Lisuini P., a shining star at our Thomas S. Murphy Clubhouse, wrote an article for Youth Communication, about the positive impact the Clubhouse has had on him. We are so proud of you, Lisuini!
In elementary school, I was a quiet but bad kid. I was not social, I would sometimes fight or talk disrespectfully to people, and I had poor grades.
My attitude about school was that it was a place to sit and do nothing. For example, one day in the 4th grade I fell asleep in class. My teacher said, “Look at this lazy boy sleeping.” “What you going to do? I don’t care if you kick me out,” I shouted back. She escorted me out of her room and I sat in another classroom to cool off, but when I returned to class I ignored her when she talked to me.
After school, I liked roaming the streets and going to the park until it got dark. I just wanted to have fun, and I didn’t want to go home. When I started 5th grade I noticed the park becoming more dangerous and frequent, random fights breaking out. I got used to it. And thankfully, nobody bothered me.
But when my mom learned that the park wasn’t safe, she registered me at Madison Square Boys & Girls Club across the street from Erasmus High School in my Brooklyn neighborhood of Flatbush. I didn’t mind going there; it’s not like hanging out in the park every day was all that fun. I would shoot hoops for a while, take a break, and then get back to shooting hoops.
I was shy and it seemed like everybody knew each other and I felt insecure. I felt like everybody was stronger and bigger than me and they were all five times better than me at sports. If there was a flag football game I would usually get picked last.

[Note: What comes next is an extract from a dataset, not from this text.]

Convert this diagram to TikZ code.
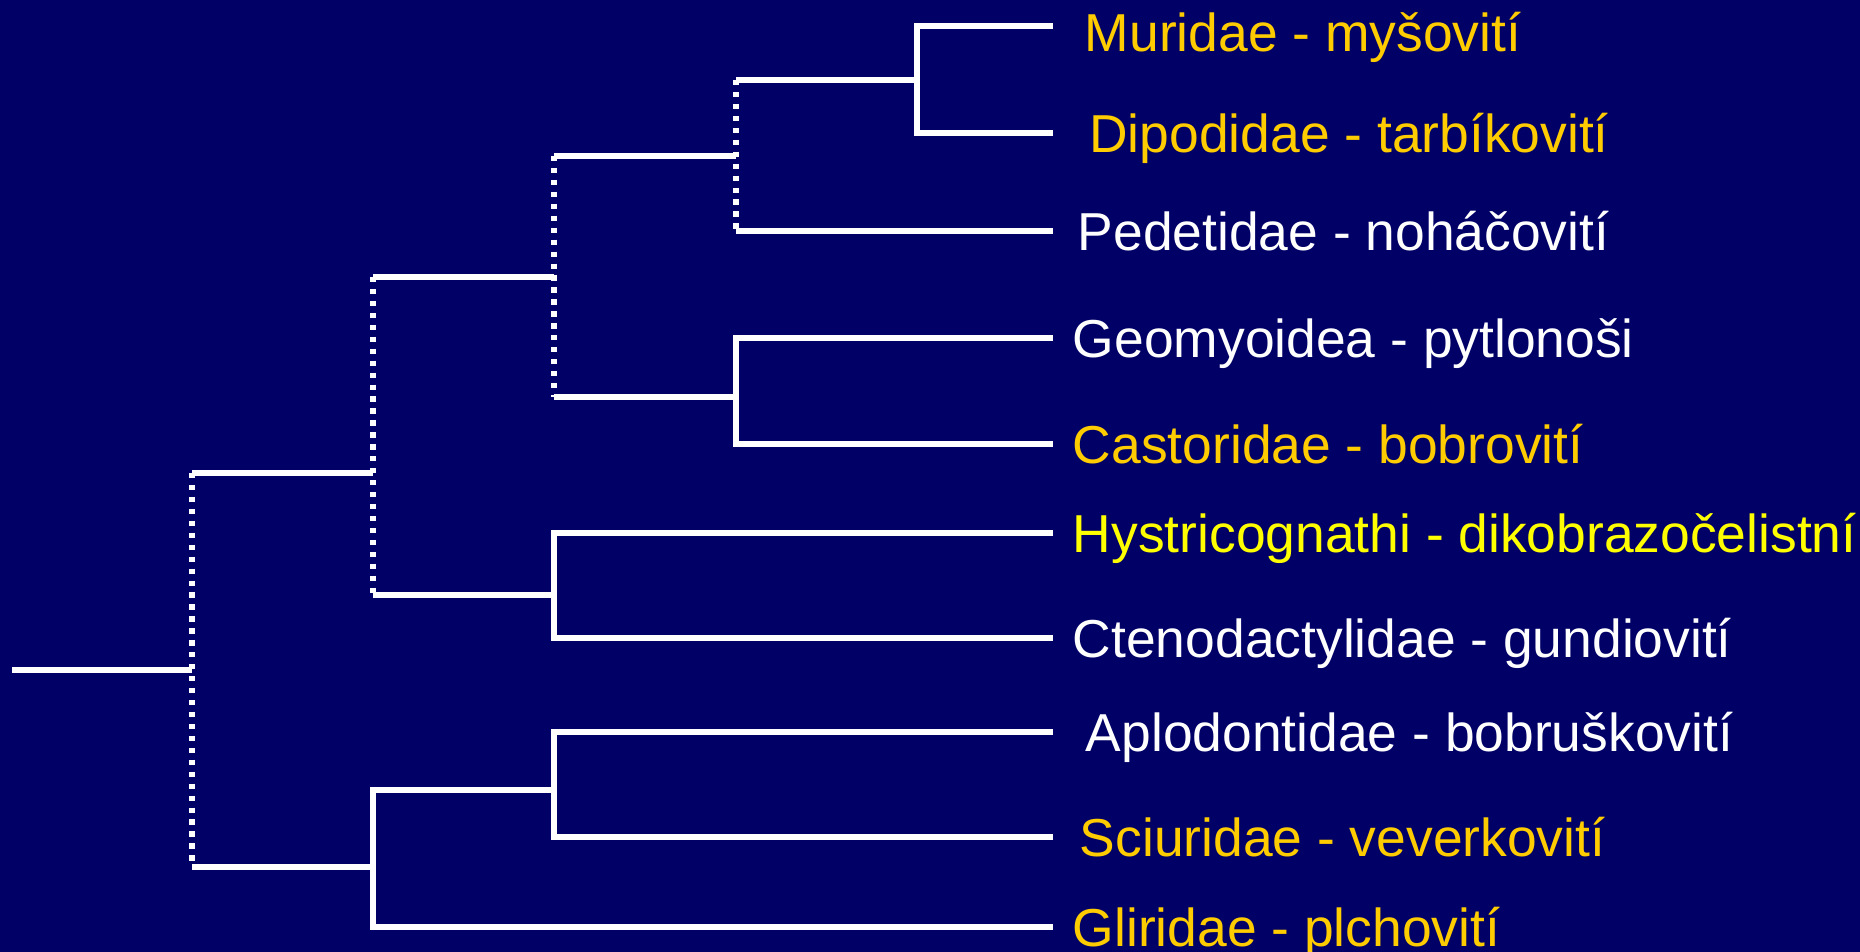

Cool, Laid Back, and Organized
But eventually I made friends and felt more at home. In fact, even though I had behavior issues like talking back to people or giving them attitude, I never acted up at the Boys & Girls Club. Everything is organized and there are kind staff who listen to your problems. Most of them are cool and laid back with the kids unless things start getting rowdy. Then they take command and keep everybody under control.
After two years, I found the organized environment made it easier for me to do well in school. Kids are broken up into three age groups, and there are schedules for each, and staggered trips to the gym and indoor pool. They also have designated study times called Power Hour that are in quiet rooms. We’re all respectful of each other. I read a lot there, something I love doing but I need it to be peaceful. In school there is constant fighting and gossiping. At home my two younger siblings often distract me.
When I was in 7th grade I took part in a program there called Passport to Manhood. It focused on what it means to be a man. We discussed how to have healthy relationships with family, friends, and even strangers; how to be gentlemen; and why you should respect women. This program made me a better person because I became more respectful toward women and a little more social.
At Madison Square Boys & Girls Club, I feel welcome and safe. If there’s an argument between kids, the staff talks with them and they make peace. One kid was bullying me because I wasn’t good enough at basketball but one of the staff said to him, “Look at it this way: At least he’s trying and working hard, he’s not scared to play defense on none of you, and you got to give him respect for that.” The kid apologized and then we actually became friends.
I Became a Role Model
Last year was the first time I was old enough to mentor the younger kids. I coach flag football and basketball. After their games I tell them what they did right and what they have to do to improve. Some of the kids talk to me about their problems outside the club and I try to help them. I wouldn’t be this generous if it wasn’t for the people in the Boys & Girls Club; they changed me. Having younger kids look up to me makes me feel proud.
I recently signed up for a program called PGP or Project Graduate Program. Mr. Johnson, the person in charge of this program, organizes trips to various colleges, shares information, and also gives us advice about how to apply to college and what to expect once you get there. Thanks to him, attending college is a realistic goal for me.
In the beginning of the school year I made the basketball teams both at school and at the club. This began affecting my grades; when I got home most nights I’d be too exhausted to do any homework. They were good enough for me to stay on the school team—you had to have above a 70—but I knew I was smarter than that. Since other kids were struggling, my coach at the club started a study group; if we didn’t come, we couldn’t play in the next game. It got me on track with my homework and my grades improved.
The staff at Madison continue to help me grow to be the best person I can be. They changed the course of my life. I went from being a trouble-making kid to a calm and relaxed kid. Now I’m always looking for a way to better myself and the people around me.